REQUIRED TASK:
Begin at the first line of the data and copy each line through the one containing "from matplotlib.lines import Line2D", that line included, with no pictures.

Stored dataset items:
☆ ☆ ☆ ☆ ☆ ☆ ☆

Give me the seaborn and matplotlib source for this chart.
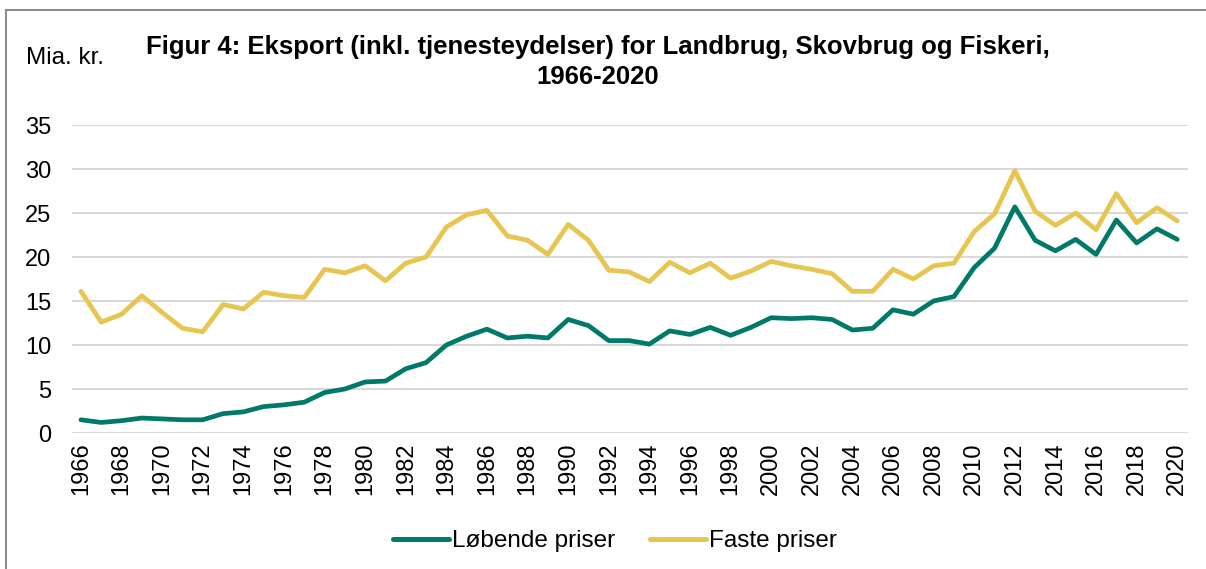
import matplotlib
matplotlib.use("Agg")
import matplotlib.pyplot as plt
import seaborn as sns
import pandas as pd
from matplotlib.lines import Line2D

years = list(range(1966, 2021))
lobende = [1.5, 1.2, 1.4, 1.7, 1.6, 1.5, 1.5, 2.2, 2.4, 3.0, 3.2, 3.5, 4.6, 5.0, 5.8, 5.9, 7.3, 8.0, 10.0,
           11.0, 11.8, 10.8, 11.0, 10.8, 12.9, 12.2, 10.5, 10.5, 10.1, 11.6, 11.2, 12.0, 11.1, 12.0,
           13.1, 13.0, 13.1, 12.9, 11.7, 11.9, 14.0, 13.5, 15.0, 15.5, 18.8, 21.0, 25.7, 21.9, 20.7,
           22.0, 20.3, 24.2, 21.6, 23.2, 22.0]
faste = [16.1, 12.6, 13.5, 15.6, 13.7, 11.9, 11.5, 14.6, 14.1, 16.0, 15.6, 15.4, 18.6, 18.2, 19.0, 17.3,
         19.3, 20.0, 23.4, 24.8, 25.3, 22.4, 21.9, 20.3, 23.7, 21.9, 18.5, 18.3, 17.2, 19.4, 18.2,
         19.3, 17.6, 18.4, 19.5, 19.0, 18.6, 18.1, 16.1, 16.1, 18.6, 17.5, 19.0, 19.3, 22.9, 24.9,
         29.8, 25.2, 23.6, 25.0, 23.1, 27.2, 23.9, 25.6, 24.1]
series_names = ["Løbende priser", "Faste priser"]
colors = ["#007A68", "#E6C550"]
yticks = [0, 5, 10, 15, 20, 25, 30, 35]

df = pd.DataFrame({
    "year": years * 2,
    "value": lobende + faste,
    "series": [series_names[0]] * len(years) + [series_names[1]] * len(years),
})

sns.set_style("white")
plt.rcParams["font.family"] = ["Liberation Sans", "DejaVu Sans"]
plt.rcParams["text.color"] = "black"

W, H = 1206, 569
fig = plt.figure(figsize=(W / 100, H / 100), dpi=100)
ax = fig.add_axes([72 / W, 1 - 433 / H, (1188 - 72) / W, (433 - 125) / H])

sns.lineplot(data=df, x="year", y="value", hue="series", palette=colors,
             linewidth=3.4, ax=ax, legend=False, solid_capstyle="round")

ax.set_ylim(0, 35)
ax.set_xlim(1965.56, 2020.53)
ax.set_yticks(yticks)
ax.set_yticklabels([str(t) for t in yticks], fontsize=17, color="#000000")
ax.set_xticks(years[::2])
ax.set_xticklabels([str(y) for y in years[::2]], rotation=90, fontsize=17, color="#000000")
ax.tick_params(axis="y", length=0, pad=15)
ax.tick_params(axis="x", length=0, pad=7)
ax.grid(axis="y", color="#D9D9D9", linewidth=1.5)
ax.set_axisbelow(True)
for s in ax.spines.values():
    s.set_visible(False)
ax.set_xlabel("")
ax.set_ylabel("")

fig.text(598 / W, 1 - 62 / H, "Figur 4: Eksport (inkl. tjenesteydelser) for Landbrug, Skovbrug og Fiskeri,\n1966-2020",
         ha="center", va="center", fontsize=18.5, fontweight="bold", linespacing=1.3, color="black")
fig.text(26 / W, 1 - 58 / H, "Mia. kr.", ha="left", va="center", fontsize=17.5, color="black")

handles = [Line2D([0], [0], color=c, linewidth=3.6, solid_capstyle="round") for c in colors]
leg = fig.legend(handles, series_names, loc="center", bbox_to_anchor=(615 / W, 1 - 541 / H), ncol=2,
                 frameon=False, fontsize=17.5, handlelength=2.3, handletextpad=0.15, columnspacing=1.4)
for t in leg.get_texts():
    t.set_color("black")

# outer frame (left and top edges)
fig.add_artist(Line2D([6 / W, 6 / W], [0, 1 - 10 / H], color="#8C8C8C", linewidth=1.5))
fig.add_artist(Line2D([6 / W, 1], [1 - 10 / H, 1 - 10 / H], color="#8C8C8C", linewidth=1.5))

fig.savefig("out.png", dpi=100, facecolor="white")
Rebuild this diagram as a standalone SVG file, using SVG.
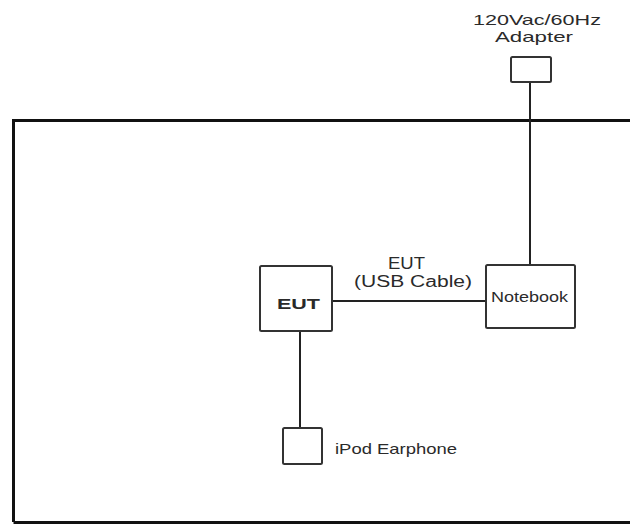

☆ ☆ ☆ ☆ ☆ ☆ ☆

RESPONSE:
Give me the seaborn and matplotlib source for this chart.
import matplotlib
matplotlib.use("Agg")
import matplotlib.pyplot as plt
import seaborn as sns
import pandas as pd
from matplotlib.lines import Line2D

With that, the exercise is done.